Nearly 20 years ago, I asked the late William Kunstler about his philosophy of lawyering. A flamboyant leftist who proudly represented jihadists just as he proudly represented many other anti-American radicals, Bill succinctly replied, “Everybody’s entitled to a lawyer, but nobody’s entitled to me!”
When speaking with him outside the lines of litigation, I was always beguiled by the aging rogue’s lack of pretense. Kunstler maintained that attorneys are under no obligation to take on every client who walks in the door. Once you took a case, though, it was your duty to give it your all. And because giving his all and zealously ensuring that the client got every available advantage was the attorney’s first duty, a lawyer had to be given a lot of leeway in choosing the clients and causes to which he would dedicate himself. It was one of the few things on which we agreed.
In these chats, there was about Kunstler a refreshing absence of twaddle about the lofty nobility of his choices, a marked contrast to the drivel that flows from the pen of Conor Friedersdorf. At The Atlantic on Thursday, Mr. Friedersdorf delivered himself of what, even by his standards, was a shrill rant, provoked by my recent column on the hypocrisy of the Lawyer Left, which finds the American people’s support of traditional marriage too distasteful to defend but can’t queue up fast enough to volunteer its wares to assorted radicals, psychopaths, and deadbeats.
I used the occasion of King & Spalding’s abandonment of its Defense of Marriage Act clients — congressional representatives of the American people seeking to turn back challenges to DOMA — to highlight facts the legal profession, in its arrogance, dares you not to notice.
As an institution, the profession is the vanguard of the movement Left. Its votaries make their choices about representation based on progressive politics. Attorneys who are resistant to the cause but desperate to remain in the club are pressured to conform or at the very least to profess admiration for the heroic good faith in which the Lawyer Left remorselessly pursues its agenda.
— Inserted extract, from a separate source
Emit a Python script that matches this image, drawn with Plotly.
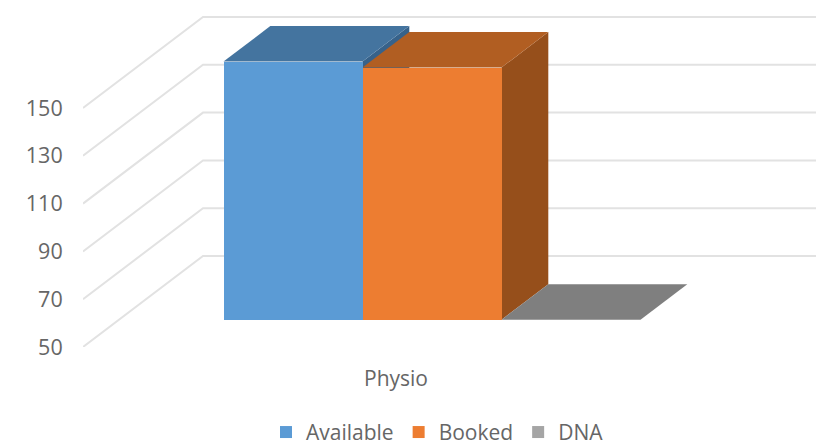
import plotly.graph_objects as go

categories = ["Physio"]
series_names = ["Available", "Booked", "DNA"]
available = [158]
booked = [155.5]
dna = [50]
tick_values = [50, 70, 90, 110, 130, 150]

series_values = [available, booked, dna]
front_colors = ["#5B9BD5", "#ED7D31", "#A5A5A5"]
top_colors = ["#44749F", "#B15E22", "#7F7F7F"]
side_colors = ["#37628A", "#964F1B", "#6A6A6A"]
GRID = "#E2E2E2"
TEXT = "#666666"
FONT = "Open Sans"

W, H = 816, 446
LEFT, BOTTOM = 83, 99
PX_PER_CAT = 626.0
PX_PER_UNIT = 2.39
x_min = -0.5
x_max = x_min + (W - LEFT) / PX_PER_CAT
y_min = 50
y_max = y_min + (H - BOTTOM) / PX_PER_UNIT

DX = 120 / PX_PER_CAT      # full depth of the floor, category units
DY = 91 / PX_PER_UNIT      # full depth of the floor, value units
D0, D1 = 0.30, 0.69        # front and back of the bars within the depth
BAR_W = 139 / PX_PER_CAT


def proj(x, v, d):
    return x + d * DX, v + d * DY


fig = go.Figure()

# Receding walls and back wall grid
for t in tick_values:
    fig.add_trace(go.Scatter(
        x=[x_min, x_min + DX, x_max], y=[t, t + DY, t + DY],
        mode="lines", line=dict(color=GRID, width=2),
        hoverinfo="skip", showlegend=False, xaxis="x", yaxis="y"))

cat_pos = 0
n = len(series_names)
floor = y_min

# Side and top faces (behind the front faces)
for i, (name, vals) in enumerate(zip(series_names, series_values)):
    x_left = cat_pos + (i - n / 2) * BAR_W
    x_right = x_left + BAR_W
    v = max(vals[0], floor)
    if v > floor:
        pts = [proj(x_right, floor, D0), proj(x_right, v, D0),
               proj(x_right, v, D1), proj(x_right, floor, D1)]
        fig.add_trace(go.Scatter(
            x=[p[0] for p in pts], y=[p[1] for p in pts], fill="toself",
            mode="lines", line=dict(width=0), fillcolor=side_colors[i],
            hoverinfo="skip", showlegend=False, xaxis="x", yaxis="y"))
    pts = [proj(x_left, v, D0), proj(x_right, v, D0),
           proj(x_right, v, D1), proj(x_left, v, D1)]
    fig.add_trace(go.Scatter(
        x=[p[0] for p in pts], y=[p[1] for p in pts], fill="toself",
        mode="lines", line=dict(width=0), fillcolor=top_colors[i],
        hoverinfo="skip", showlegend=False, xaxis="x", yaxis="y"))

# Front faces (overlaid axes, above everything else)
for i, (name, vals) in enumerate(zip(series_names, series_values)):
    x_left = cat_pos + (i - n / 2) * BAR_W
    v = max(vals[0], floor)
    cx, base = proj(x_left + BAR_W / 2, floor, D0)
    fig.add_trace(go.Bar(
        x=[cx], y=[v - floor], base=[base], width=[BAR_W], name=name,
        marker=dict(color=front_colors[i], line=dict(width=0)),
        xaxis="x2", yaxis="y2"))

fig.update_layout(
    width=W, height=H, autosize=False,
    margin=dict(l=LEFT, r=0, t=0, b=BOTTOM, autoexpand=False),
    paper_bgcolor="white", plot_bgcolor="white",
    barmode="overlay", bargap=0,
    font=dict(family=FONT, color=TEXT),
    xaxis=dict(range=[x_min, x_max], tickmode="array", tickvals=[cat_pos],
               ticktext=categories, showgrid=False, zeroline=False,
               showline=False, ticks="outside", ticklen=13,
               tickcolor="rgba(0,0,0,0)", tickfont=dict(size=21, color=TEXT)),
    yaxis=dict(range=[y_min, y_max], tickmode="array", tickvals=tick_values,
               showgrid=False, zeroline=False, showline=False, ticks="outside",
               ticklen=15, tickcolor="rgba(0,0,0,0)",
               tickfont=dict(size=21.5, color=TEXT)),
    xaxis2=dict(range=[x_min, x_max], overlaying="x", visible=False),
    yaxis2=dict(range=[y_min, y_max], overlaying="y", visible=False),
    legend=dict(orientation="h", x=0.4836, xanchor="center", y=-0.187, yanchor="top",
                font=dict(size=21, color=TEXT), bgcolor="rgba(0,0,0,0)",
                traceorder="normal"),
    showlegend=True,
)
fig.write_html("out.html", config=dict(displayModeBar=False),
               post_script="document.body.style.margin='0';document.documentElement.style.overflow='hidden';")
Thus can the profession reliably bank on cover from the GOP Lawyers Guild whenever a left-wing attorney gets nominated to a high government post or undertakes to champion some anti-bourgeois cause — and also bank on there being no need to return the favor.
K&S understands how the game is played. The firm wants to be perceived as supportive of gay marriage. In the same way, through its pro bono work for terrorists and death-row murderers, it wants to be perceived as supportive of judicializing warfare and expanding the rights of criminals. The firm figures it can’t afford to be on the wrong side of the culture war.
To most Americans, the progressive punch-list is deeply unpopular. Fortunately, progressives like Friedersdorf are much smarter than the rest of us — just like our progressive president, who, we learned from the Washington Post’s Dana Milbank this week, is actually too smart to be president. Part of what makes them so smart is their Alinskyite penchant for coopting causes and language. Friedersdorf is a “conservative,” don’t you know, skilled at cloaking legal radicalism in high-minded tropes about fidelity to our constitutional traditions.
He is in a snit because, unlike the GOP Lawyers Guild he prefers, I can’t seem to follow the Gitmo script, which calls for showering the Lawyer Left with fawning praise that can be used like a Black Panther billyclub to beat down conservative critics. Specifically, Friedersdorf is outraged by my “brazen” repetition of an effective critique the Left thought it had smothered months ago: namely, that it is perfectly fitting to label as the “al-Qaeda Seven” a group of seven lawyers who, before joining the Obama Justice Department, volunteered their services to the enemy in wartime.
I don’t know where Friedersdorf was when the Lawyer Left was calling us Bushitler-era prosecutors “the American Taliban.” In any case, as I’ve made clear before, those who coined the term “al-Qaeda Seven” were obviously not saying these lawyers were members of al-Qaeda or that they endorsed terrorism — though they are, for my taste, too indifferent to the barbarity of terrorism. The point is that they made a choice to do something they did not have to do, that no lawyer had to do. It was therefore fair to judge them on their choice, to infer a sympathetic ear for the terrorist portrayal of a corrupt and unjust America. It was also reasonable to predict that, on their watch, the Justice Department would do things like return terrorism to a criminal-justice problem rather than a wartime military challenge, push for enhanced due process for terrorists, turn the battlefield into a crime scene complete with Miranda warnings for captured combatants, and elevate “Muslim outreach” over aggressive enforcement against Islamist groups that materially support terrorists. (Guess what happened.)